Skindred, “Roots Rock Riot”Someone once said that every artist is merely a product of their influences. It’s never been clear exactly just who made that assertion, but chances are that if they hung out with the guys from Skindred, they’d be forced to conclude that these four Brits must have a pretty awesome record collection. How else to explain one band having at once the bare-knuckled fury of Black Flag, the urgency of The Clash, the punk-reggae stylings of Bad Brains and the raw down-tuned riffage of Pantera?

In the hands of lesser practitioners this would be a recipe for disaster, but Skindred have the advantage of knowing how not to just incorporate the best of these bands into their sound, but how to switch seamlessly between them. Dancehall rhythms, dub percussion, ragga harmonies, metal riffs, funk bass, thrash drumming, death vox – just the thought of merging all these at once should be enough to exhaust a listener. That Skindred actually manages to (mostly) pull it off is not just commendable – that would be dismissive – but also makes for a pretty compelling record.
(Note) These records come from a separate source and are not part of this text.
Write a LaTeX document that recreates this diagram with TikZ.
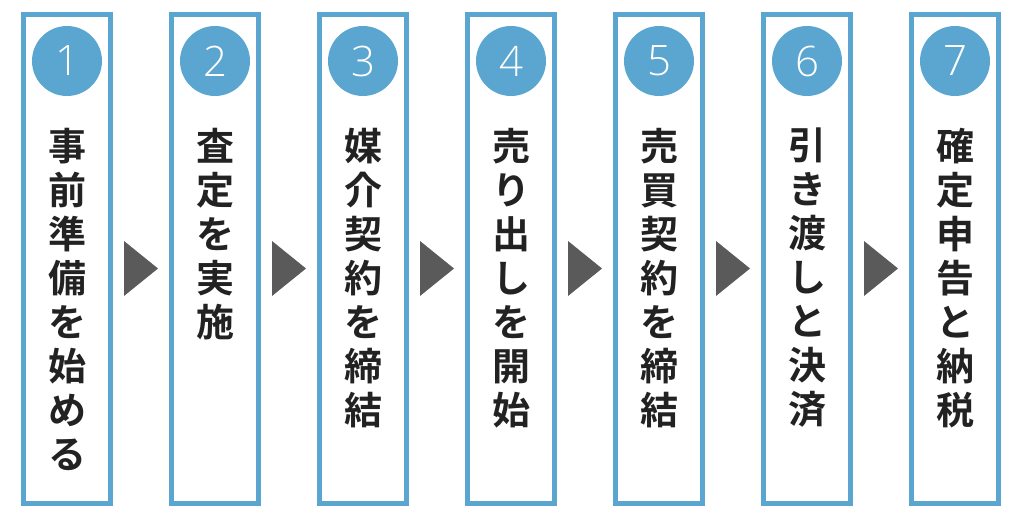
\documentclass[tikz,border=0pt]{standalone}
\usepackage{fontspec}
\newfontfamily\jpfont{Noto Sans CJK JP Bold}
\newfontfamily\numfont{Open Sans Light}
\usetikzlibrary{calc}
\definecolor{frame}{HTML}{5AA6D0}
\definecolor{markgray}{HTML}{5A5A5A}
\definecolor{ink}{HTML}{222222}
\tikzset{
  stepbox/.style={draw=frame,line width=5pt,minimum width=87pt,minimum height=489pt,inner sep=0pt},
  numdot/.style={circle,fill=frame,minimum size=70pt,inner sep=0pt,text=white,font=\numfont\fontsize{42}{42}\selectfont},
  vlabel/.style={anchor=north,align=center,inner sep=0pt,text=ink,font=\jpfont\fontsize{38}{44}\selectfont},
}
\begin{document}
\begin{tikzpicture}[x=1pt,y=-1pt]
\useasboundingbox (0,0) rectangle (1021,519);
% steps
\foreach \i/\txt in {1/{事\\前\\準\\備\\を\\始\\め\\る},2/{査\\定\\を\\実\\施},3/{媒\\介\\契\\約\\を\\締\\結},4/{売\\り\\出\\し\\を\\開\\始},5/{売\\買\\契\\約\\を\\締\\結},6/{引\\き\\渡\\し\\と\\決\\済},7/{確\\定\\申\\告\\と\\納\\税}}{
  \node[stepbox] (step\i) at ({67+148*(\i-1)},259) {};
  \node[numdot] (num\i) at ($(step\i.north)+(0,49)$) {\i};
  \node[vlabel] (text\i) at ($(step\i.north)+(0,116)$) {\txt};
}
% markers between steps
\foreach \i [evaluate=\i as \j using int(\i+1)] in {1,...,6}{
  \fill[markgray] ($(step\i.east)+(11,-18)$) -- ($(step\j.west)+(-11,9.5)$) -- ($(step\i.east)+(11,37)$) -- cycle;
}
\end{tikzpicture}
\end{document}
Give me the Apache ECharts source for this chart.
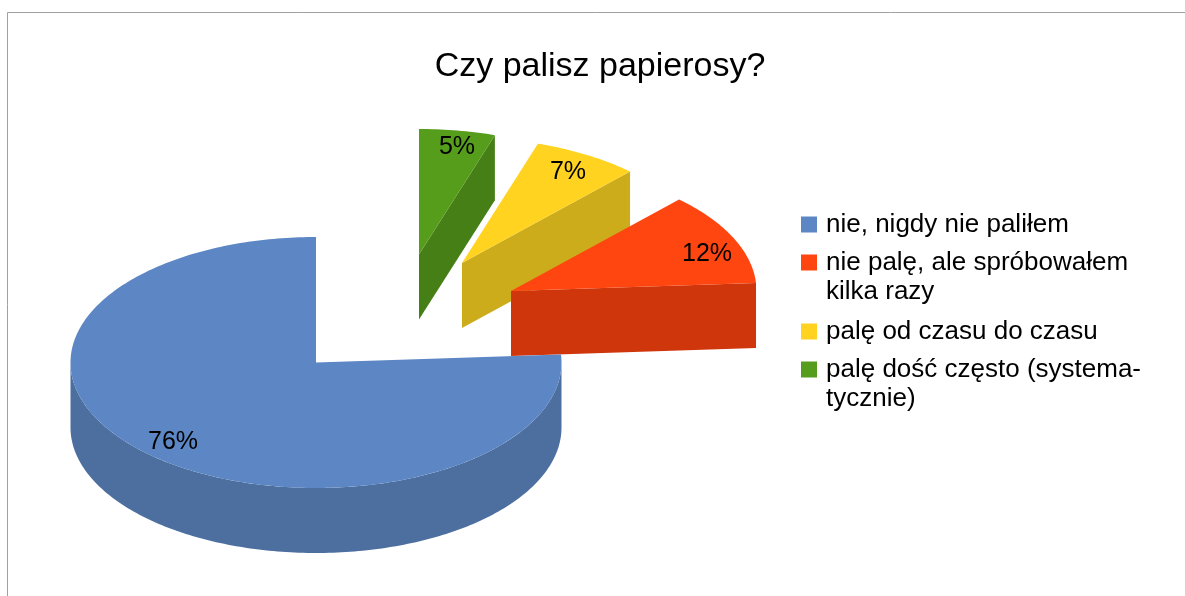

After a while you realize that what they also learned from all those forefathers is that it is possible to both entertain and invigorate the audience at the same time, be it through brutal instrumentation or catchy-as-all-hell vocal hooks.

With lyrics delivered like battle cries, Roots Rock Riot is less a continuation of the band’s ragga-metal experiment than it is a call to arms, each track less a song than another entry in the Skindredfesto, in which the group rails against the banality of modern music, the grind of daily life and the suffocation of conformity. Does this sound familiar? It should, but by reaching outside the typical genre fusions that so many other less adventurous bands have adopted, it doesn’t. Take every Peter Tosh song, tune it down to B and play it at double-time. Get the idea? Maybe not, and sometimes you wonder if the band does, either. While the novelty of the punk/metal/ska/reggae fusion and the occasional schizophrenia of the songs might quickly wear thin for some, those tough enough to go along with it have a pretty sweet reward waiting for them at the end of the Riot.

So can Skindred be called a product of their influences? No, not really; more like a sum. Strictly speaking, products are the result of multiplication and Skindred’s sound is clearly the result of simple addition, albeit a remarkably complicated one. Roots Rock Riot doesn’t entirely deliver on the band’s promise, although it very strongly hints that the band is capable of making not just immediate music but also lasting music, and that may be the greatest lesson that awesome record collection ever taught them.